EXERCISE TASK ▸ Copy each line of the data below exactly, leaving out pictures.

SOURCE MATERIAL ▸
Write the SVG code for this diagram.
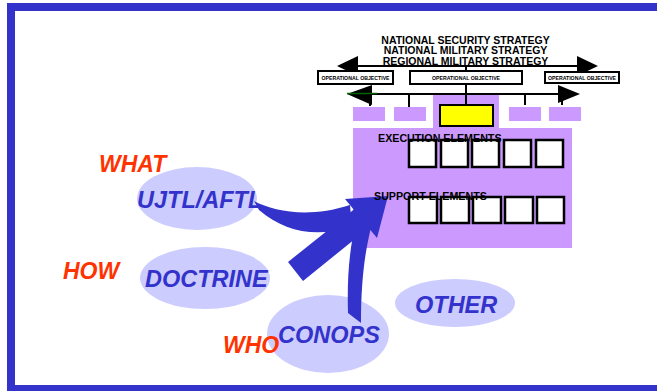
<svg xmlns="http://www.w3.org/2000/svg" width="657" height="391" viewBox="0 0 657 391">
<style>
.title{font-family:"Liberation Sans",Arial,sans-serif;font-weight:bold;font-size:10.5px;fill:#000;text-anchor:middle}
.obj{font-family:"Liberation Sans",Arial,sans-serif;font-weight:bold;font-size:5.2px;fill:#000;text-anchor:middle}
.elem{font-family:"Liberation Sans",Arial,sans-serif;font-weight:bold;font-size:10.7px;fill:#000}
.big{font-family:"Liberation Sans",Arial,sans-serif;font-weight:bold;font-style:italic;font-size:23.5px;fill:#3333CC}
.q{font-family:"Liberation Sans",Arial,sans-serif;font-weight:bold;font-style:italic;font-size:23px;fill:#FF3300}
.ell{fill:#CCCCFF}
.box{fill:#fff;stroke:#000;stroke-width:2}
.sq{fill:#fff;stroke:#000;stroke-width:2.5}
.pp{fill:#CC99FF}
.ln{stroke:#000;stroke-width:2;fill:none}
.ar{fill:#3333CC}
</style>
<rect x="11" y="7" width="660" height="382" fill="#fff" stroke="#3333CC" stroke-width="8"/>

<g id="strategy">
  <text class="title" x="465.5" y="43.5">NATIONAL SECURITY STRATEGY</text>
  <text class="title" x="465.5" y="54">NATIONAL MILITARY STRATEGY</text>
  <text class="title" x="465.5" y="64.5">REGIONAL MILITARY STRATEGY</text>
</g>

<g id="purple-area">
  <rect class="pp" x="433" y="95" width="66" height="34"/>
  <rect class="pp" x="353" y="128" width="219" height="120"/>
  <rect class="pp" x="353" y="107" width="32" height="14"/>
  <rect class="pp" x="394" y="107" width="32" height="14"/>
  <rect class="pp" x="509" y="107" width="32" height="14"/>
  <rect class="pp" x="549" y="107" width="32" height="14"/>
</g>

<g id="connectors">
  <line class="ln" x1="355" y1="66" x2="580" y2="66"/>
  <polygon points="337,66 358,56 358,76" fill="#000"/>
  <polygon points="598,66 577,56 577,76" fill="#000"/>
  <line class="ln" x1="466" y1="66" x2="466" y2="71"/>
  <line class="ln" x1="366" y1="94" x2="562" y2="94"/>
  <polygon points="347,94 372,85 372,105" fill="#000"/>
  <line x1="347" y1="93.5" x2="377" y2="93.5" stroke="#006600" stroke-width="1.5"/>
  <polygon points="580,94 558,85 558,103" fill="#000"/>
  <line class="ln" x1="466" y1="84" x2="466" y2="104"/>
  <line class="ln" x1="370" y1="94" x2="370" y2="106"/>
  <line class="ln" x1="409" y1="94" x2="409" y2="107"/>
  <line class="ln" x1="525" y1="94" x2="525" y2="105"/>
  <line class="ln" x1="562" y1="94" x2="562" y2="105"/>
</g>

<g id="objectives">
  <rect class="box" x="318" y="71" width="75" height="13"/>
  <text class="obj" x="355.5" y="79.5">OPERATIONAL OBJECTIVE</text>
  <rect class="box" x="410" y="71" width="112" height="13"/>
  <text class="obj" x="466" y="79.5">OPERATIONAL OBJECTIVE</text>
  <rect class="box" x="545" y="72" width="74" height="11"/>
  <text class="obj" x="582" y="79.5">OPERATIONAL OBJECTIVE</text>
</g>

<g id="yellow-box">
  <rect x="440" y="105" width="53" height="21" fill="#FFFF00" stroke="#000" stroke-width="2"/>
</g>

<g id="execution-elements">
  <rect class="sq" x="409" y="140" width="27" height="27"/>
  <rect class="sq" x="441" y="140" width="27" height="27"/>
  <rect class="sq" x="472" y="140" width="27" height="27"/>
  <rect class="sq" x="504" y="140" width="27" height="27"/>
  <rect class="sq" x="536" y="140" width="27" height="27"/>
  <text class="elem" x="378" y="142">EXECUTION ELEMENTS</text>
</g>

<g id="support-elements">
  <rect class="sq" x="409" y="197" width="28" height="26"/>
  <rect class="sq" x="441" y="197" width="28" height="26"/>
  <rect class="sq" x="473" y="197" width="28" height="26"/>
  <rect class="sq" x="505" y="197" width="28" height="26"/>
  <rect class="sq" x="537" y="197" width="27" height="26"/>
</g>

<g id="ujtl">
  <ellipse class="ell" cx="197" cy="198.5" rx="60" ry="31.5"/>
  <text class="big" x="137" y="208">UJTL/AFTL</text>
</g>
<g id="doctrine">
  <ellipse class="ell" cx="205" cy="278" rx="65" ry="31"/>
  <text class="big" x="145" y="287">DOCTRINE</text>
</g>
<g id="conops">
  <ellipse class="ell" cx="328" cy="334" rx="61" ry="39"/>
  <text class="big" x="278" y="343">CONOPS</text>
</g>
<g id="other">
  <ellipse class="ell" cx="455" cy="303" rx="60" ry="24"/>
  <text class="big" x="415" y="313">OTHER</text>
</g>

<g id="labels">
  <text class="q" x="99" y="172">WHAT</text>
  <text class="q" x="63" y="279">HOW</text>
  <text class="q" x="223" y="353">WHO</text>
</g>

<g id="arrows">
  <path class="ar" d="M254,201 C275,212 310,218 350,205 L352,227 C315,238 285,232 259,210 Z"/>
  <polygon class="ar" points="288,262 303,281 371,226 357,207"/>
  <path class="ar" d="M348,313 C347,280 349,250 356,222 L372,224 C365,250 361,280 361,323 Z"/>
  <polygon class="ar" points="345,199 388,196 377,238"/>
</g>

<text class="elem" x="374" y="200">SUPPORT ELEMENTS</text>
</svg>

OUTPUT ▸
Write the SVG code for this diagram.
<svg xmlns="http://www.w3.org/2000/svg" width="657" height="391" viewBox="0 0 657 391">
<style>
.title{font-family:"Liberation Sans",Arial,sans-serif;font-weight:bold;font-size:10.5px;fill:#000;text-anchor:middle}
.obj{font-family:"Liberation Sans",Arial,sans-serif;font-weight:bold;font-size:5.2px;fill:#000;text-anchor:middle}
.elem{font-family:"Liberation Sans",Arial,sans-serif;font-weight:bold;font-size:10.7px;fill:#000}
.big{font-family:"Liberation Sans",Arial,sans-serif;font-weight:bold;font-style:italic;font-size:23.5px;fill:#3333CC}
.q{font-family:"Liberation Sans",Arial,sans-serif;font-weight:bold;font-style:italic;font-size:23px;fill:#FF3300}
.ell{fill:#CCCCFF}
.box{fill:#fff;stroke:#000;stroke-width:2}
.sq{fill:#fff;stroke:#000;stroke-width:2.5}
.pp{fill:#CC99FF}
.ln{stroke:#000;stroke-width:2;fill:none}
.ar{fill:#3333CC}
</style>
<rect x="11" y="7" width="660" height="382" fill="#fff" stroke="#3333CC" stroke-width="8"/>

<g id="strategy">
  <text class="title" x="465.5" y="43.5">NATIONAL SECURITY STRATEGY</text>
  <text class="title" x="465.5" y="54">NATIONAL MILITARY STRATEGY</text>
  <text class="title" x="465.5" y="64.5">REGIONAL MILITARY STRATEGY</text>
</g>

<g id="purple-area">
  <rect class="pp" x="433" y="95" width="66" height="34"/>
  <rect class="pp" x="353" y="128" width="219" height="120"/>
  <rect class="pp" x="353" y="107" width="32" height="14"/>
  <rect class="pp" x="394" y="107" width="32" height="14"/>
  <rect class="pp" x="509" y="107" width="32" height="14"/>
  <rect class="pp" x="549" y="107" width="32" height="14"/>
</g>

<g id="connectors">
  <line class="ln" x1="355" y1="66" x2="580" y2="66"/>
  <polygon points="337,66 358,56 358,76" fill="#000"/>
  <polygon points="598,66 577,56 577,76" fill="#000"/>
  <line class="ln" x1="466" y1="66" x2="466" y2="71"/>
  <line class="ln" x1="366" y1="94" x2="562" y2="94"/>
  <polygon points="347,94 372,85 372,105" fill="#000"/>
  <line x1="347" y1="93.5" x2="377" y2="93.5" stroke="#006600" stroke-width="1.5"/>
  <polygon points="580,94 558,85 558,103" fill="#000"/>
  <line class="ln" x1="466" y1="84" x2="466" y2="104"/>
  <line class="ln" x1="370" y1="94" x2="370" y2="106"/>
  <line class="ln" x1="409" y1="94" x2="409" y2="107"/>
  <line class="ln" x1="525" y1="94" x2="525" y2="105"/>
  <line class="ln" x1="562" y1="94" x2="562" y2="105"/>
</g>

<g id="objectives">
  <rect class="box" x="318" y="71" width="75" height="13"/>
  <text class="obj" x="355.5" y="79.5">OPERATIONAL OBJECTIVE</text>
  <rect class="box" x="410" y="71" width="112" height="13"/>
  <text class="obj" x="466" y="79.5">OPERATIONAL OBJECTIVE</text>
  <rect class="box" x="545" y="72" width="74" height="11"/>
  <text class="obj" x="582" y="79.5">OPERATIONAL OBJECTIVE</text>
</g>

<g id="yellow-box">
  <rect x="440" y="105" width="53" height="21" fill="#FFFF00" stroke="#000" stroke-width="2"/>
</g>

<g id="execution-elements">
  <rect class="sq" x="409" y="140" width="27" height="27"/>
  <rect class="sq" x="441" y="140" width="27" height="27"/>
  <rect class="sq" x="472" y="140" width="27" height="27"/>
  <rect class="sq" x="504" y="140" width="27" height="27"/>
  <rect class="sq" x="536" y="140" width="27" height="27"/>
  <text class="elem" x="378" y="142">EXECUTION ELEMENTS</text>
</g>

<g id="support-elements">
  <rect class="sq" x="409" y="197" width="28" height="26"/>
  <rect class="sq" x="441" y="197" width="28" height="26"/>
  <rect class="sq" x="473" y="197" width="28" height="26"/>
  <rect class="sq" x="505" y="197" width="28" height="26"/>
  <rect class="sq" x="537" y="197" width="27" height="26"/>
</g>

<g id="ujtl">
  <ellipse class="ell" cx="197" cy="198.5" rx="60" ry="31.5"/>
  <text class="big" x="137" y="208">UJTL/AFTL</text>
</g>
<g id="doctrine">
  <ellipse class="ell" cx="205" cy="278" rx="65" ry="31"/>
  <text class="big" x="145" y="287">DOCTRINE</text>
</g>
<g id="conops">
  <ellipse class="ell" cx="328" cy="334" rx="61" ry="39"/>
  <text class="big" x="278" y="343">CONOPS</text>
</g>
<g id="other">
  <ellipse class="ell" cx="455" cy="303" rx="60" ry="24"/>
  <text class="big" x="415" y="313">OTHER</text>
</g>

<g id="labels">
  <text class="q" x="99" y="172">WHAT</text>
  <text class="q" x="63" y="279">HOW</text>
  <text class="q" x="223" y="353">WHO</text>
</g>

<g id="arrows">
  <path class="ar" d="M254,201 C275,212 310,218 350,205 L352,227 C315,238 285,232 259,210 Z"/>
  <polygon class="ar" points="288,262 303,281 371,226 357,207"/>
  <path class="ar" d="M348,313 C347,280 349,250 356,222 L372,224 C365,250 361,280 361,323 Z"/>
  <polygon class="ar" points="345,199 388,196 377,238"/>
</g>

<text class="elem" x="374" y="200">SUPPORT ELEMENTS</text>
</svg>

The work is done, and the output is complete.